● DATA FOR THIS TASK
=======
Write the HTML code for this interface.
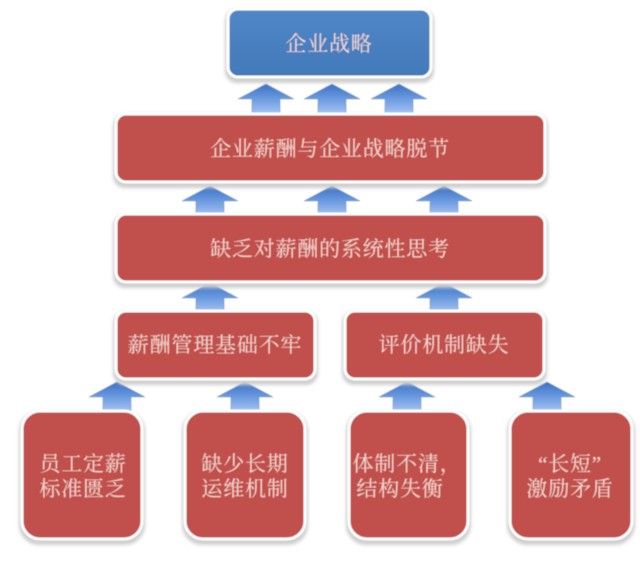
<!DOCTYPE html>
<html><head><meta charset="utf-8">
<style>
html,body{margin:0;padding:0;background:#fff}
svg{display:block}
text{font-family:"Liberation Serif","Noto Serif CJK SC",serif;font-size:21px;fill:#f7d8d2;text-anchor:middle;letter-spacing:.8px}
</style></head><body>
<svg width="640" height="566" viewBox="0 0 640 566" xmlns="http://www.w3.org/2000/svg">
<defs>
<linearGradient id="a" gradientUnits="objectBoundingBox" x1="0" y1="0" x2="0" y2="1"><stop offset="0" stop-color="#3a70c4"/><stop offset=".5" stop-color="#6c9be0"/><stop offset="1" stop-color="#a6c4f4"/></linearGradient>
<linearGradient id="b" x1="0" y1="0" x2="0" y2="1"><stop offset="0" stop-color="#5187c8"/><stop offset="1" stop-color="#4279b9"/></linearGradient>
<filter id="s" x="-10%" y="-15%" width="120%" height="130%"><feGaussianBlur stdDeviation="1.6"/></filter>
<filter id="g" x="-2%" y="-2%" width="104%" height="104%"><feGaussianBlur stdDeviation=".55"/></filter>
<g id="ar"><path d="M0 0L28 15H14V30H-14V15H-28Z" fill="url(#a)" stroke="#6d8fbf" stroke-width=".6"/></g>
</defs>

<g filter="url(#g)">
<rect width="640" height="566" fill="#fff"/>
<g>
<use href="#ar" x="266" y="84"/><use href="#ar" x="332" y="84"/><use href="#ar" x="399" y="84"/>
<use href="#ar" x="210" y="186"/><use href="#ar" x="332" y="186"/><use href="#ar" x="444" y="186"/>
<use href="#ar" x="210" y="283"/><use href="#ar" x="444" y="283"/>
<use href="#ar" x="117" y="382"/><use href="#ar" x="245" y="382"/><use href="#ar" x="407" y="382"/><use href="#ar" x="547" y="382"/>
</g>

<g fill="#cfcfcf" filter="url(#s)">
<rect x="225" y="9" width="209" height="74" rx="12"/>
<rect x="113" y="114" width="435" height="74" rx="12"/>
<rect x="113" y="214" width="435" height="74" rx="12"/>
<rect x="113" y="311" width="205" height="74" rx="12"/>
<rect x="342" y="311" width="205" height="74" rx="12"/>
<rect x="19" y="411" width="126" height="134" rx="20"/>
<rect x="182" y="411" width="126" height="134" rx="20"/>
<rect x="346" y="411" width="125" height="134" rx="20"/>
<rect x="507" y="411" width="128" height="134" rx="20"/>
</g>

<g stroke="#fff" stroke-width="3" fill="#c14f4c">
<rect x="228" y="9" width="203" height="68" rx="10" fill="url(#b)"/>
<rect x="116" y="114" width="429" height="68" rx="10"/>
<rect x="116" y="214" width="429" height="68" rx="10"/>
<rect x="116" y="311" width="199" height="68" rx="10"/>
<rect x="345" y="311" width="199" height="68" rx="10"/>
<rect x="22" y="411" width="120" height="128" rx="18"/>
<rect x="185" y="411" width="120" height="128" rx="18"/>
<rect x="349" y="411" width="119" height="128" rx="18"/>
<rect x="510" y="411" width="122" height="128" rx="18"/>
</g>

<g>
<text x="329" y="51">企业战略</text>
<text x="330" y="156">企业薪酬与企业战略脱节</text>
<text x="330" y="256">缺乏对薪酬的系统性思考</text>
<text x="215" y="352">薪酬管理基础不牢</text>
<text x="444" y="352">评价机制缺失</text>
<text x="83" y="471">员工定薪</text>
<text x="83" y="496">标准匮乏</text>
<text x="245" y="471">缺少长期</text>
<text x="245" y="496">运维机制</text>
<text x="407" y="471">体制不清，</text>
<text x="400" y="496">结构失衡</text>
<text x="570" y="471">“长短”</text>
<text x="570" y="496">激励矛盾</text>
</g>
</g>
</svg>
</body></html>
=======
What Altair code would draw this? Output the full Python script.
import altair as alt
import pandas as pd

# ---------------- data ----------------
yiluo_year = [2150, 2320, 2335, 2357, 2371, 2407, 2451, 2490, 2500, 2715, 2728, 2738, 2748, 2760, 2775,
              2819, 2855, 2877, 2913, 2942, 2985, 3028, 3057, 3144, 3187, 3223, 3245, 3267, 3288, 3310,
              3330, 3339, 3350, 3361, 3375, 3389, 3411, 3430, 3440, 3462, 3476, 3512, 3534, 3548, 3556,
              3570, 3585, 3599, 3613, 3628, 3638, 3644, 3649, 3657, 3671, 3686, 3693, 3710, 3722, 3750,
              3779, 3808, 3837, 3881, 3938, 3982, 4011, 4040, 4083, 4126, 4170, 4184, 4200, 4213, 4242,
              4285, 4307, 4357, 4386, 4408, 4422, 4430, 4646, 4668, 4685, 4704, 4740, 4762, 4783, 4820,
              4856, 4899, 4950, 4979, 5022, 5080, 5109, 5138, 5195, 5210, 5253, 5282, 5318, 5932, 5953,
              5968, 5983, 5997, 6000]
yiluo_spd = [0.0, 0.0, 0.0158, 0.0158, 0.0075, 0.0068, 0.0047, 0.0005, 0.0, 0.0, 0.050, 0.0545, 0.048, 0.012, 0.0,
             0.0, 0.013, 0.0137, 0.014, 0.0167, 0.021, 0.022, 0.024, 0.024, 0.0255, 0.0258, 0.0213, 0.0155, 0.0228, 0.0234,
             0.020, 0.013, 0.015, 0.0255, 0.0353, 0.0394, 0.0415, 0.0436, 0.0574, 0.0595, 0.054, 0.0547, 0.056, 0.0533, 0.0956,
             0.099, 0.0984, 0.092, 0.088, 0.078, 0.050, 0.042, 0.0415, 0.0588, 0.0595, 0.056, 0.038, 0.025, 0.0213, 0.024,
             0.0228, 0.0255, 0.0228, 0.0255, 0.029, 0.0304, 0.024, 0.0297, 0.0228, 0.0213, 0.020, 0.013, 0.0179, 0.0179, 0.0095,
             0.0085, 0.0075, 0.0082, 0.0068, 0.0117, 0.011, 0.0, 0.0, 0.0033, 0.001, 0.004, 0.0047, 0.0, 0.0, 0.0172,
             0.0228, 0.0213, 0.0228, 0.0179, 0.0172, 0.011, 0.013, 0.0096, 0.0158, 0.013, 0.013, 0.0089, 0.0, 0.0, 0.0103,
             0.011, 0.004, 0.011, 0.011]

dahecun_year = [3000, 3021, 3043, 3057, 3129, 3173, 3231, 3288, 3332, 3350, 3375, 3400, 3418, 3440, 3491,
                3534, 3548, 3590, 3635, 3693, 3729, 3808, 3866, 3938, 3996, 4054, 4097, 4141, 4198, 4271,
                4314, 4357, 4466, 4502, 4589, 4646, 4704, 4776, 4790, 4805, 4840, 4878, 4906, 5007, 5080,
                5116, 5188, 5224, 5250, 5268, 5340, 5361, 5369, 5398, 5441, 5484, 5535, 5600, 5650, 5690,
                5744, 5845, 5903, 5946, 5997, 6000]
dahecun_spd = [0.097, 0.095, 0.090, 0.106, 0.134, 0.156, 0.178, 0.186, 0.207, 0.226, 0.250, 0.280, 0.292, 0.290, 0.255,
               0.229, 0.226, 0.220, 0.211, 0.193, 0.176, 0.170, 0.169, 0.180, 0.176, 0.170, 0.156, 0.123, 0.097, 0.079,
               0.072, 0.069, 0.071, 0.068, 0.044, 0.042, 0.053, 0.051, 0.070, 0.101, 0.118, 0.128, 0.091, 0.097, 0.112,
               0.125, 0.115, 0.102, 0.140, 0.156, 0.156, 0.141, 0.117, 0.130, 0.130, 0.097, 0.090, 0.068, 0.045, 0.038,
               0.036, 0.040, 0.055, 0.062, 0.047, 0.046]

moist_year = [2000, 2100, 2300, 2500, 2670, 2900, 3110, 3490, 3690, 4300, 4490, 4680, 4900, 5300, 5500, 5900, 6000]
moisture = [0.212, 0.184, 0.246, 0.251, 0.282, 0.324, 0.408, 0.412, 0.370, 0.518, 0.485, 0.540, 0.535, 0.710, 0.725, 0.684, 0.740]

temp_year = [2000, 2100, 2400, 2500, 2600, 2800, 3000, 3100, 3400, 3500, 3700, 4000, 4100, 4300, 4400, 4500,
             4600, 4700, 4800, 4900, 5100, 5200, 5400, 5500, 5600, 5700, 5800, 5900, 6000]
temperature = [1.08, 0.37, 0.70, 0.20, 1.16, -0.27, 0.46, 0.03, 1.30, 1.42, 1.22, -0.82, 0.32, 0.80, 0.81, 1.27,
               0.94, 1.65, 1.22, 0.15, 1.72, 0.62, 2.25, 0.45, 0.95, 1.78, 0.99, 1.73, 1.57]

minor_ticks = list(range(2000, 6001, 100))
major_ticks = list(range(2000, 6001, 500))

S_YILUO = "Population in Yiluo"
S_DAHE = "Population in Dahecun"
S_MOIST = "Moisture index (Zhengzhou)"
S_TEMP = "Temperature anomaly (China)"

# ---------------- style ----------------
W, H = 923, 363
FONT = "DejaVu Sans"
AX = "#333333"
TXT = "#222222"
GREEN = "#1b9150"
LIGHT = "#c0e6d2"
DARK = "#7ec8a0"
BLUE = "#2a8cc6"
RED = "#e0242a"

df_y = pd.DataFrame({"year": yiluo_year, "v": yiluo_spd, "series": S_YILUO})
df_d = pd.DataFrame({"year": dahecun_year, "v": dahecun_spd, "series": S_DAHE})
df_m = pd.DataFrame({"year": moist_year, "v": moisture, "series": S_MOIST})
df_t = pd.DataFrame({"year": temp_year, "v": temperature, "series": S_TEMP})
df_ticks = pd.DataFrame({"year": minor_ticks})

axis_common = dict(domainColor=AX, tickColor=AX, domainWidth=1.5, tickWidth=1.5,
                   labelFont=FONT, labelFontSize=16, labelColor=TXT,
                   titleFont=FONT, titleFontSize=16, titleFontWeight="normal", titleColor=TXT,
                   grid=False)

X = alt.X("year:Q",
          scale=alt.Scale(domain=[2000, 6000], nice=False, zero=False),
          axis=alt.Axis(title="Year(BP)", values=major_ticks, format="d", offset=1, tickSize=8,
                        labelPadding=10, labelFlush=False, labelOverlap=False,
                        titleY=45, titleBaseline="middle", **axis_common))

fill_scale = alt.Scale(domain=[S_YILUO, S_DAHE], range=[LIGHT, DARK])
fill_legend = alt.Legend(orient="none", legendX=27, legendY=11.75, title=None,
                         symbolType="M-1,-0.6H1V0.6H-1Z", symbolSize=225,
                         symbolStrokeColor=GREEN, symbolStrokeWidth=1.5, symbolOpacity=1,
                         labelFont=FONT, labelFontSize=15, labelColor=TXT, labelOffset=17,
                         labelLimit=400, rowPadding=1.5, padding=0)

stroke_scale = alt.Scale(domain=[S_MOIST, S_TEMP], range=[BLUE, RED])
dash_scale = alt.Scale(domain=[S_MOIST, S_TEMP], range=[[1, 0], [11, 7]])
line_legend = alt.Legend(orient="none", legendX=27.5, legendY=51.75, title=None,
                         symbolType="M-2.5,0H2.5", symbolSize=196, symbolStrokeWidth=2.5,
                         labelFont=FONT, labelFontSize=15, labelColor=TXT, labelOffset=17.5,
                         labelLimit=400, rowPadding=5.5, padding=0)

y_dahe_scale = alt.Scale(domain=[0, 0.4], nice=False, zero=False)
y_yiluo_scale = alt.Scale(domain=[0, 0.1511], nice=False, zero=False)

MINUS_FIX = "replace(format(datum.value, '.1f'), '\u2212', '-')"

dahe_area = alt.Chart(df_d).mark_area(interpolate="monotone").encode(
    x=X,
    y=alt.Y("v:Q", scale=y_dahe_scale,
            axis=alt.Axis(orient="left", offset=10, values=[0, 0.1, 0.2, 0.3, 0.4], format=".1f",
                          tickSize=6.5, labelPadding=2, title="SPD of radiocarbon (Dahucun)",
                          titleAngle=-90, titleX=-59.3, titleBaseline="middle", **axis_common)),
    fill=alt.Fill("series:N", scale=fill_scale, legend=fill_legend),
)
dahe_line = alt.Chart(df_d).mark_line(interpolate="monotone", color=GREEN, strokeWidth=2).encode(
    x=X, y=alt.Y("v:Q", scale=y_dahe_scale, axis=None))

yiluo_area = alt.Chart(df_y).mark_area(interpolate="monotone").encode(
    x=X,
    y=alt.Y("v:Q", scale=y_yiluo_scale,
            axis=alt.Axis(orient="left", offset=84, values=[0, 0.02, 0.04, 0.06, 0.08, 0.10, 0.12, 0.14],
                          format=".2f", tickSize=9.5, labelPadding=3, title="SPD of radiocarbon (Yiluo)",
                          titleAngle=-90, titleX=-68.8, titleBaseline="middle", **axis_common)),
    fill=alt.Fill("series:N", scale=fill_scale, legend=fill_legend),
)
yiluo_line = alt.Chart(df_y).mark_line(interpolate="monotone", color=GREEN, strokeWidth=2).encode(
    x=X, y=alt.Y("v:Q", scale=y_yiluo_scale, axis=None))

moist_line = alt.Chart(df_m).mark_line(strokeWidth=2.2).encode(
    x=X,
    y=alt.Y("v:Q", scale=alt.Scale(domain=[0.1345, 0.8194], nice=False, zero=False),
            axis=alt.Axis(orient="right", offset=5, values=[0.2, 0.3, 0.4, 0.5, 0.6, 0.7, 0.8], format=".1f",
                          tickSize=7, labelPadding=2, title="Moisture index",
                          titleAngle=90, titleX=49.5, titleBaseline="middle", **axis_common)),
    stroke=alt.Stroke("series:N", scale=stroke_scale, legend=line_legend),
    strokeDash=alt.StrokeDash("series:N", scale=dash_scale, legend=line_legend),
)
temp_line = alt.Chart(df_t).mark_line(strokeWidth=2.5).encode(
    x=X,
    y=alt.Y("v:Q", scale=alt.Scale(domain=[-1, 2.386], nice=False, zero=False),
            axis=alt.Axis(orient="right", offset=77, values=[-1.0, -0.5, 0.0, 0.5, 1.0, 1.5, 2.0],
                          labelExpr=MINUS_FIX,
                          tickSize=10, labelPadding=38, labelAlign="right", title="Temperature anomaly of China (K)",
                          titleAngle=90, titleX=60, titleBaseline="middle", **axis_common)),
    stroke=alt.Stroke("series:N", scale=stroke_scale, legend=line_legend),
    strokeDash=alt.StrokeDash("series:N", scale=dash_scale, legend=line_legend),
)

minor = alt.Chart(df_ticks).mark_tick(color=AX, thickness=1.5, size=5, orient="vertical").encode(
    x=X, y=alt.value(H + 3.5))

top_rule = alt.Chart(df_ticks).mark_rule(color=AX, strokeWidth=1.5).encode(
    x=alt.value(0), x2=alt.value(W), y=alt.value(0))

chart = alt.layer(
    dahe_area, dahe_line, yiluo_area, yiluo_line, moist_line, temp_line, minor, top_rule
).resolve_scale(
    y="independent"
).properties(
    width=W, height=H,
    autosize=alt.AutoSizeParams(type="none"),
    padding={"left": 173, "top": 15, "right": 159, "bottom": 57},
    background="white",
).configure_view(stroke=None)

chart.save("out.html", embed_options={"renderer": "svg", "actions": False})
=======
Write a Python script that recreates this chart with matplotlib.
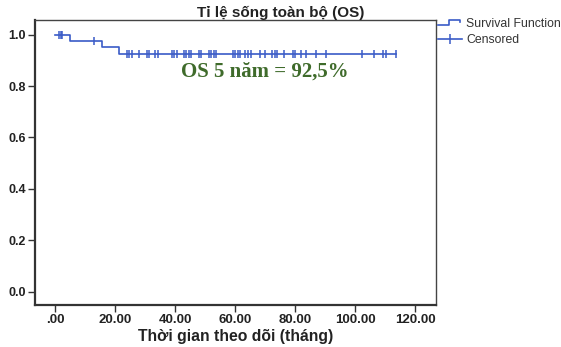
=======
● SET TASK
From the records above, give again exactly the lines running from the line with "What Altair code" to the line with "import pandas as pd", inclusive.

● PROBLEM SOLUTION
What Altair code would draw this? Output the full Python script.
import altair as alt
import pandas as pd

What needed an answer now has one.